Гербер, Хэтэуэй и Редмонд были готовы допустить, что КГБ занимается электронным перехватом телеграмм ЦРУ. Большая часть переписки ЦРУ проходила через уоррентонский центр, и, если КГБ получил доступ к этим сообщениям, он мог узнать имена шпионов. Однако обвинения, выдвинутые "мистером ИКС" против Левена, были абсурдны. Левен работал на Гербера в Москве и пользовался его доверием. Доверял ему и Хэтэуэй. У Редмонда и остальных возникли подозрения относительно самого "мистера Икс".
— КГБ и раньше посылал нам подобные записки, неизменно вставляя разные гадости про наших офицеров, — сказал Редмонд позже.
И хотя своими обвинениями против Левена "мистер Икс" не столько испортил тому репутацию, сколько вызвал недоверие к себе, трое руководителей все же сошлись на том, что Левена следует допросить, а "мистеру Икс" — заплатить.

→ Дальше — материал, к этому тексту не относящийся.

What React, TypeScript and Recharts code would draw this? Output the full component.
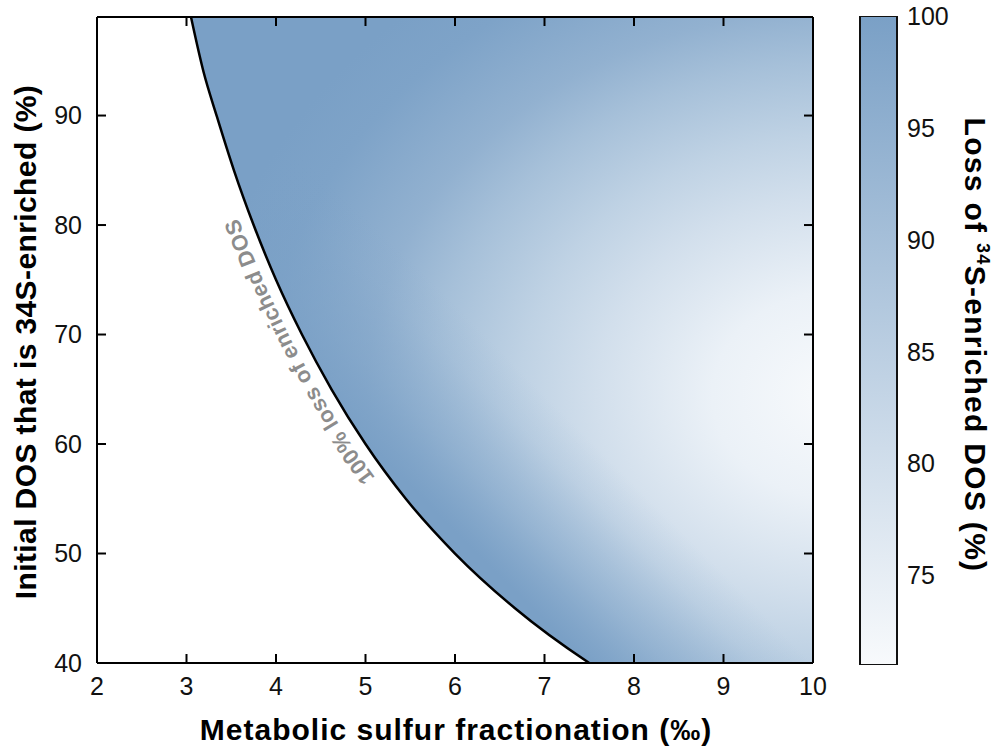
import { Area, Bar, BarChart, ComposedChart, Customized, Line, ReferenceLine, XAxis, YAxis } from 'recharts'

const FONT = '"Liberation Sans", Arial, Helvetica, sans-serif'

// values
const xTicks = [2, 3, 4, 5, 6, 7, 8, 9, 10]
const yTicks = [40, 50, 60, 70, 80, 90]
const barTicks = [75, 80, 85, 90, 95, 100]
const curveX = [3.05, 3.19, 3.34, 3.53, 3.75, 4.0, 4.29, 4.62, 5.0, 5.45, 6.0, 6.67, 7.5, 8.5, 10]
const curveY = [99, 94, 89.9, 85, 80, 75, 70, 65, 60, 55, 50, 45, 40, 35.3, 30]
const lossRange = [71, 100]
const yTop = 99

const rows = curveX.map((x, i) => ({ x, band: [curveY[i], yTop], edge: curveY[i] }))
const barRows = [{ name: 'loss', range: lossRange }]

const DARK = [122, 160, 198]
const LIGHT = [248, 250, 252]
const mix = (t: number) => {
  const c = DARK.map((d, i) => Math.round(LIGHT[i] + (d - LIGHT[i]) * t))
  return `rgb(${c[0]},${c[1]},${c[2]})`
}
const shadeStops = [
  [0, 0], [0.2, 0.1], [0.38, 0.3], [0.5, 0.45], [0.64, 0.65], [0.74, 0.81], [0.9, 0.97], [1, 1],
]

const PLOT = { left: 97, top: 17, width: 716, height: 646 }
const toPx = (x: number) => PLOT.left + ((x - 2) / 8) * PLOT.width
const toPy = (y: number) => PLOT.top + ((yTop - y) / (yTop - 40)) * PLOT.height
// inward tick length (9px) in data units
const TICK_PX = 9
const tickDx = (TICK_PX / PLOT.width) * 8
const tickDy = (TICK_PX / PLOT.height) * (yTop - 40)
const BAR_W = 37
const barTickDx = 11 / BAR_W

function labelPath() {
  const pts = curveX.slice(0, 11).map((x, i) => [toPx(x), toPy(curveY[i])]).reverse()
  const gap = 12
  const out = pts.map((p, i) => {
    const a = pts[Math.max(i - 1, 0)]
    const b = pts[Math.min(i + 1, pts.length - 1)]
    const tx = b[0] - a[0]
    const ty = b[1] - a[1]
    const len = Math.hypot(tx, ty)
    return [p[0] + (ty / len) * gap, p[1] - (tx / len) * gap]
  })
  return out.map((p, i) => `${i ? 'L' : 'M'}${p[0].toFixed(1)},${p[1].toFixed(1)}`).join(' ')
}

function MainText() {
  return (
    <g fontFamily={FONT}>
      <path id='curveLabelPath' d={labelPath()} fill='none' />
      <text fontSize={22} fontWeight='bold' fill='#8c8c8c' letterSpacing={0.4}>
        <textPath href='#curveLabelPath' startOffset={110}>
          100% loss of enriched DOS
        </textPath>
      </text>
      <text x={456} y={740} textAnchor='middle' fontSize={30} fontWeight='bold' fill='#000' letterSpacing={1}>
        Metabolic sulfur fractionation (‰)
      </text>
      <text transform='translate(36,342) rotate(-90)' textAnchor='middle' fontSize={30} fontWeight='bold'
        fill='#000' letterSpacing={0.4}>
        Initial DOS that is 34S-enriched (%)
      </text>
    </g>
  )
}

function BarText() {
  return (
    <text transform='translate(145,345) rotate(90)' textAnchor='middle' fontSize={30} fontWeight='bold'
      fill='#000' fontFamily={FONT} letterSpacing={1.3}>
      Loss of <tspan fontSize={18} dy={-12}>34</tspan>
      <tspan dy={12}>S-enriched DOS (%)</tspan>
    </text>
  )
}

const frame = { stroke: '#000', strokeWidth: 2 }
const tickFont = { fontSize: 25, fill: '#111', fontFamily: FONT }
const innerX = xTicks.slice(1, -1)
const innerY = yTicks.slice(1)

export default function App() {
  return (
    <div style={{ position: 'absolute', left: 0, top: 0, width: 992, height: 747, background: '#fff' }}>
      {/* heat field, boundary curve and labels */}
      <div style={{ position: 'absolute', left: 0, top: 0 }}>
        <ComposedChart width={850} height={747} data={rows} margin={{ top: 7, right: 27, bottom: 44, left: 37 }}>
          <defs>
            <radialGradient id='lossFill' gradientUnits='userSpaceOnUse' cx={0} cy={0} r={1}
              gradientTransform='translate(840,395) scale(640,520)'>
              {shadeStops.map(([o, t]) => (
                <stop key={o} offset={o} stopColor={mix(t)} />
              ))}
            </radialGradient>
            <linearGradient id='edgeShade' gradientUnits='userSpaceOnUse' x1={477} y1={553} x2={590} y2={440}>
              <stop offset={0} stopColor={mix(1)} stopOpacity={1} />
              <stop offset={0.35} stopColor={mix(1)} stopOpacity={0.55} />
              <stop offset={0.75} stopColor={mix(1)} stopOpacity={0.15} />
              <stop offset={1} stopColor={mix(1)} stopOpacity={0} />
            </linearGradient>
          </defs>
          <XAxis xAxisId='b' dataKey='x' type='number' domain={[2, 10]} ticks={xTicks} orientation='bottom'
            height={40} tickSize={-9} tickMargin={23} axisLine={false} tickLine={false} tick={tickFont} allowDataOverflow />
          <YAxis yAxisId='l' type='number' domain={[40, yTop]} ticks={yTicks} width={60}
            tickSize={-9} tickMargin={24} axisLine={false} tickLine={false} tick={tickFont} allowDataOverflow />
          <XAxis xAxisId='t' dataKey='x' type='number' domain={[2, 10]} orientation='top' height={10}
            axisLine={false} tickLine={false} tick={false} allowDataOverflow />
          <YAxis yAxisId='r' orientation='right' type='number' domain={[40, yTop]} width={10}
            axisLine={false} tickLine={false} tick={false} allowDataOverflow />
          <Area xAxisId='b' yAxisId='l' type='monotone' dataKey='band' fill='url(#lossFill)' fillOpacity={1}
            stroke='none' isAnimationActive={false} />
          <Area xAxisId='b' yAxisId='l' type='monotone' dataKey='band' fill='url(#edgeShade)' fillOpacity={1}
            stroke='none' isAnimationActive={false} />
          <Line xAxisId='b' yAxisId='l' type='monotone' dataKey='edge' stroke='#000' strokeWidth={2.5}
            dot={false} activeDot={false} isAnimationActive={false} />
          <Customized component={<MainText />} />
        </ComposedChart>
      </div>
      {/* frame with inward ticks, drawn over the field */}
      <div style={{ position: 'absolute', left: 0, top: 0 }}>
        <ComposedChart width={850} height={747} data={rows} margin={{ top: 17, right: 37, bottom: 84, left: 97 }}>
          <XAxis xAxisId='b' dataKey='x' type='number' domain={[2, 10]} ticks={xTicks} orientation='bottom' mirror
            axisLine={frame} tickLine={false} tick={false} allowDataOverflow />
          <XAxis xAxisId='t' dataKey='x' type='number' domain={[2, 10]} ticks={xTicks} orientation='top' mirror
            axisLine={frame} tickLine={false} tick={false} allowDataOverflow />
          <YAxis yAxisId='l' type='number' domain={[40, yTop]} ticks={yTicks} mirror
            axisLine={frame} tickLine={false} tick={false} allowDataOverflow />
          <YAxis yAxisId='r' orientation='right' type='number' domain={[40, yTop]} ticks={yTicks} mirror
            axisLine={frame} tickLine={false} tick={false} allowDataOverflow />
          {innerX.map((t) => (
            <ReferenceLine key={`b${t}`} xAxisId='b' yAxisId='l' ifOverflow='visible' stroke='#000' strokeWidth={2}
              segment={[{ x: t, y: 40 }, { x: t, y: 40 + tickDy }]} />
          ))}
          {innerX.map((t) => (
            <ReferenceLine key={`t${t}`} xAxisId='b' yAxisId='l' ifOverflow='visible' stroke='#000' strokeWidth={2}
              segment={[{ x: t, y: yTop }, { x: t, y: yTop - tickDy }]} />
          ))}
          {innerY.map((t) => (
            <ReferenceLine key={`l${t}`} xAxisId='b' yAxisId='l' ifOverflow='visible' stroke='#000' strokeWidth={2}
              segment={[{ x: 2, y: t }, { x: 2 + tickDx, y: t }]} />
          ))}
          {innerY.map((t) => (
            <ReferenceLine key={`r${t}`} xAxisId='b' yAxisId='l' ifOverflow='visible' stroke='#000' strokeWidth={2}
              segment={[{ x: 10, y: t }, { x: 10 - tickDx, y: t }]} />
          ))}
        </ComposedChart>
      </div>
      {/* colour bar */}
      <div style={{ position: 'absolute', left: 820, top: 0 }}>
        <BarChart width={172} height={747} data={barRows} margin={{ top: 16, right: 35, bottom: 82, left: 40 }}
          barCategoryGap={0} barGap={0}>
          <defs>
            <linearGradient id='barFill' x1={0} y1={0} x2={0} y2={1}>
              <stop offset={0} stopColor={mix(1)} />
              <stop offset={1} stopColor={mix(0)} />
            </linearGradient>
          </defs>
          <XAxis dataKey='name' hide />
          <YAxis orientation='right' type='number' domain={lossRange} ticks={barTicks} width={60}
            tickSize={-11} tickMargin={21} axisLine={false} tickLine={false} tick={tickFont} allowDataOverflow />
          <Bar dataKey='range' fill='url(#barFill)' stroke='#111' strokeWidth={2} isAnimationActive={false} />
          <Customized component={<BarText />} />
        </BarChart>
      </div>
      <div style={{ position: 'absolute', left: 820, top: 0 }}>
        <ComposedChart width={172} height={747} data={barRows} margin={{ top: 16, right: 95, bottom: 82, left: 40 }}>
          <XAxis xAxisId='c' type='number' domain={[0, 1]} hide allowDataOverflow />
          <YAxis yAxisId='c' type='number' domain={lossRange} hide allowDataOverflow />
          {barTicks.slice(0, 5).map((t) => (
            <ReferenceLine key={`c${t}`} xAxisId='c' yAxisId='c' ifOverflow='visible' stroke='#000' strokeWidth={2}
              segment={[{ x: 1 - barTickDx, y: t }, { x: 1, y: t }]} />
          ))}
        </ComposedChart>
      </div>
    </div>
  )
}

В ожидании ответа от "мистера Икс" Редмонд решил устроить проверку уоррентонского центра связи. Он распорядился, чтобы за границу были отправлены два сообщения. Первая телеграмма была послана через центр резиденту ЦРУ в Найроби. В ней сообщалось, что заместитель Гербера Милтон Берден вскоре приедет туда, чтобы завербовать конкретного офицера КГБ. Спустя несколько недель из Найроби в штаб-квартиру ЦРУ было передано сообщение, что Берден успешно завербовал офицера для шпионской деятельности в пользу ЦРУ. Вторая телеграмма Редмонда была отправлена из штаб-квартиры в московскую резидентуру. Она гласила, что офицер КГБ в Бангкоке успешно завербован ЦРУ. В телеграммах Редмонда не было ни слова правды. Управление и не собиралось вербовать этих двух офицеров. Но если КГБ перехватывал сообщения ЦРУ, то, по мнению Редмонда, обоих офицеров КГБ немедленно вызвали бы в Москву на допрос. Редмонд сделал передышку и стал ждать реакции.